Gates was completely aware of the artworld around him. As a primary force in American University's Watkins Gallery and the off-campus cooperative Jefferson Place Gallery in the 1950s and 1960s, Gates was one of those responsible for introducing the most avant-garde artists to a Washington audience, including the very first exhibitions of Washington Color School painters. Even as he was presenting the most "advanced" art, by the mid-60s his paintings were moving away from abstraction and back towards realism.
That a painter is influenced by Nature is obvious. That he should also be influenced by art is necessary, for in art are the means of understanding Nature. We see great forces at work, great rhythms and cycles, a continuous conflict of movement and stability, activity and rest - influences of one force on a greater or smaller force. Earth, water, air, light, heat, and the plants and animals, all this life and these processes change and evolve around us and we must, and do, change with them. The painter then, searching with paint, somehow tries to find their equivalent in terms of line, mass and color.

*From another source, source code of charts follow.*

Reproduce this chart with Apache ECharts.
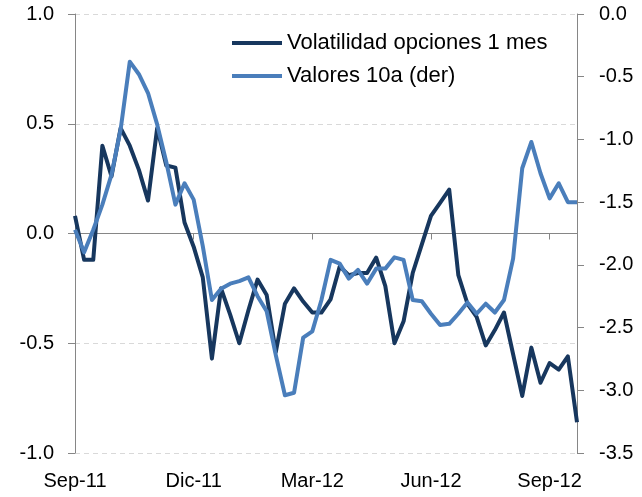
<!DOCTYPE html>
<html>
<head>
<meta charset="utf-8">
<script src="https://cdn.jsdelivr.net/npm/echarts@6/dist/echarts.min.js"></script>
<style>
  html, body { margin: 0; padding: 0; background: #fff; }
  #chart { width: 642px; height: 497px; }
</style>
</head>
<body>
<div id="chart"></div>
<script>
// etiquetas del eje X (una cada 13 semanas)
const tickLabels = ['Sep-11', 'Dic-11', 'Mar-12', 'Jun-12', 'Sep-12']

// Volatilidad opciones 1 mes (eje izq.)
const volatilidad = [
  0.08, -0.12, -0.12, 0.40, 0.26, 0.48, 0.40, 0.29, 0.15, 0.48,
  0.31, 0.30, 0.05, -0.06, -0.20, -0.57, -0.25, -0.37, -0.50, -0.35,
  -0.21, -0.28, -0.54, -0.32, -0.25, -0.31, -0.36, -0.36, -0.30, -0.15,
  -0.19, -0.18, -0.18, -0.11, -0.24, -0.50, -0.40, -0.18, -0.05, 0.08,
  0.14, 0.20, -0.19, -0.32, -0.38, -0.51, -0.44, -0.36, -0.55, -0.74,
  -0.52, -0.68, -0.59, -0.62, -0.56, -0.86
]

// Valores 10a (eje der.)
const valores = [
  -1.72, -1.90, -1.72, -1.52, -1.28, -0.92, -0.38, -0.48, -0.63, -0.88,
  -1.18, -1.52, -1.35, -1.48, -1.85, -2.28, -2.19, -2.15, -2.13, -2.10,
  -2.25, -2.37, -2.72, -3.04, -3.02, -2.58, -2.53, -2.28, -1.96, -1.99,
  -2.11, -2.04, -2.15, -2.03, -2.03, -1.94, -1.96, -2.28, -2.29, -2.39,
  -2.48, -2.47, -2.39, -2.30, -2.39, -2.31, -2.38, -2.28, -1.95, -1.23,
  -1.02, -1.27, -1.47, -1.35, -1.50, -1.50
]

const weeks = volatilidad.map((_, i) => i)

const FONT = 'Liberation Sans, Arial, sans-serif'
const AXIS_COLOR = '#868686'

const chart = echarts.init(document.getElementById('chart'), null, { renderer: 'canvas' })

chart.setOption({
  animation: false,
  backgroundColor: '#fff',
  grid: { left: 75, right: 65, top: 14, bottom: 44, containLabel: false },
  legend: {
    orient: 'vertical',
    left: 227,
    top: 27,
    icon: 'rect',
    itemWidth: 50,
    itemHeight: 4,
    itemGap: 11,
    textStyle: { fontFamily: FONT, fontSize: 22, color: '#000' },
    data: ['Volatilidad opciones 1 mes', 'Valores 10a (der)']
  },
  xAxis: [
    {
      // línea del eje cruzando en 0
      type: 'category',
      data: weeks,
      position: 'top',
      boundaryGap: false,
      axisLine: { onZero: true, onZeroAxisIndex: 0, lineStyle: { color: AXIS_COLOR, width: 1 } },
      axisTick: { show: true, inside: true, interval: 12, length: 6, lineStyle: { color: AXIS_COLOR } },
      axisLabel: { show: false },
      splitLine: { show: false }
    },
    {
      // etiquetas abajo
      type: 'category',
      data: weeks,
      position: 'bottom',
      boundaryGap: false,
      axisLine: { show: false, onZero: false },
      axisTick: { show: false },
      axisLabel: {
        interval: 12,
        margin: 18,
        fontFamily: FONT,
        fontSize: 20,
        color: '#000',
        formatter: (v, i) => tickLabels[i / 13] || ''
      },
      splitLine: { show: false }
    }
  ],
  yAxis: [
    {
      type: 'value',
      min: -1,
      max: 1,
      interval: 0.5,
      position: 'left',
      axisLine: { show: true, lineStyle: { color: AXIS_COLOR } },
      axisTick: { show: true, length: 7, lineStyle: { color: AXIS_COLOR } },
      axisLabel: {
        margin: 21,
        fontFamily: FONT,
        fontSize: 20,
        color: '#000',
        formatter: v => v.toFixed(1)
      },
      splitLine: { show: true, lineStyle: { color: '#D9D9D9', type: [5, 4] } }
    },
    {
      type: 'value',
      min: -3.5,
      max: 0,
      interval: 0.5,
      position: 'right',
      axisLine: { show: true, lineStyle: { color: AXIS_COLOR } },
      axisTick: { show: true, length: 7, lineStyle: { color: AXIS_COLOR } },
      axisLabel: {
        margin: 22,
        fontFamily: FONT,
        fontSize: 20,
        color: '#000',
        formatter: v => v.toFixed(1)
      },
      splitLine: { show: false }
    }
  ],
  series: [
    {
      name: 'Volatilidad opciones 1 mes',
      type: 'line',
      xAxisIndex: 0,
      yAxisIndex: 0,
      data: volatilidad,
      symbol: 'none',
      itemStyle: { color: '#17375E' },
      lineStyle: { color: '#17375E', width: 4, join: 'round' }
    },
    {
      name: 'Valores 10a (der)',
      type: 'line',
      xAxisIndex: 0,
      yAxisIndex: 1,
      data: valores,
      symbol: 'none',
      itemStyle: { color: '#4A7EBB' },
      lineStyle: { color: '#4A7EBB', width: 4, join: 'round' }
    }
  ]
})
</script>
</body>
</html>
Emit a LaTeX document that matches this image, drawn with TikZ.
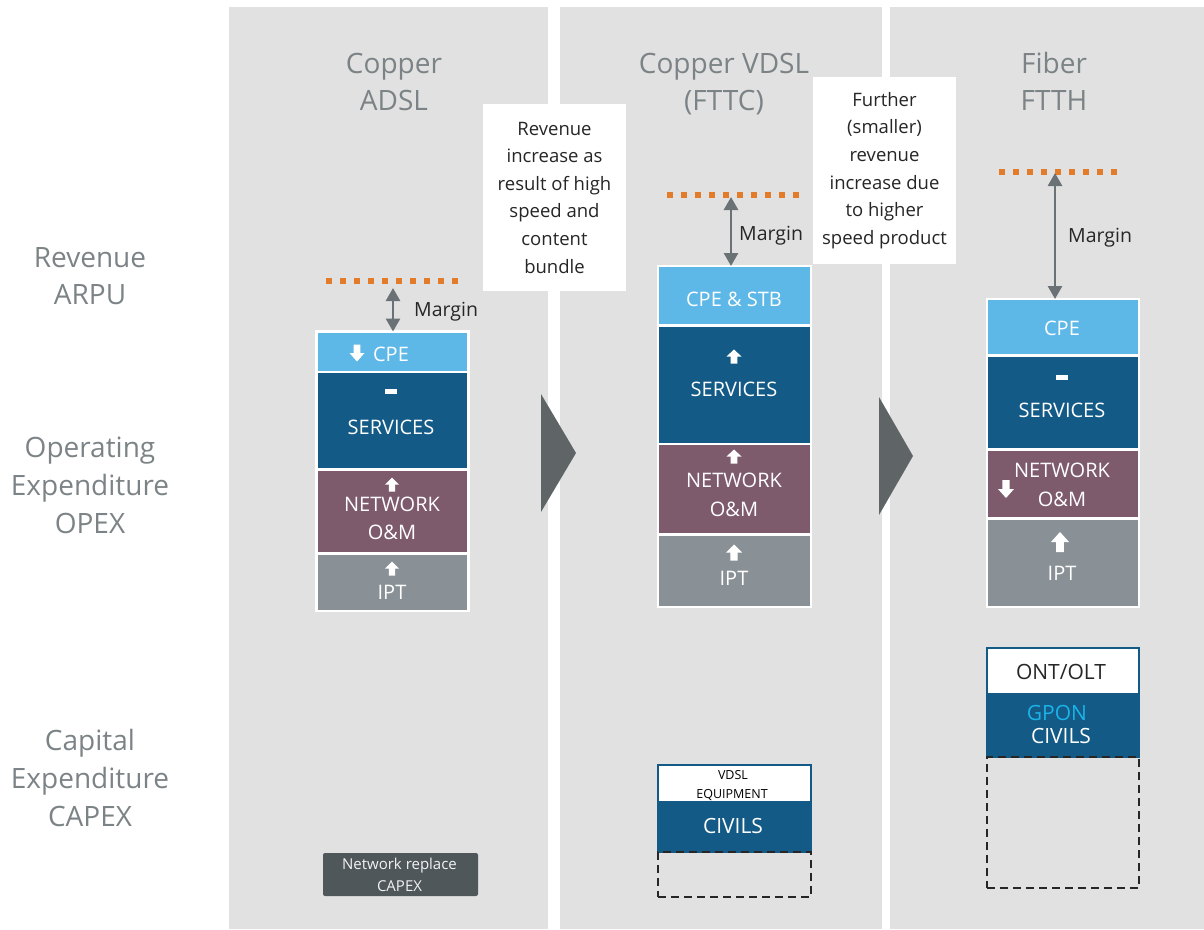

It is ironic that Gates' seemingly most abstract work, his paintings. executed while in Iraq on a grant from the Department of State from September 1966 to February 1967, were also his most realistic. The sun, shimmering off the desert floor, was dematerializing the landscape before his eyes. Masses of color seem to float above and below the horizon in these Rothko-esque optical illusions. It is instructive that the gorgeously convincing Landscape with Pear Tree, on loan from The Phillips Collection, was painted in 1965, two years before Orange Desert, when his return to realism was already well under way.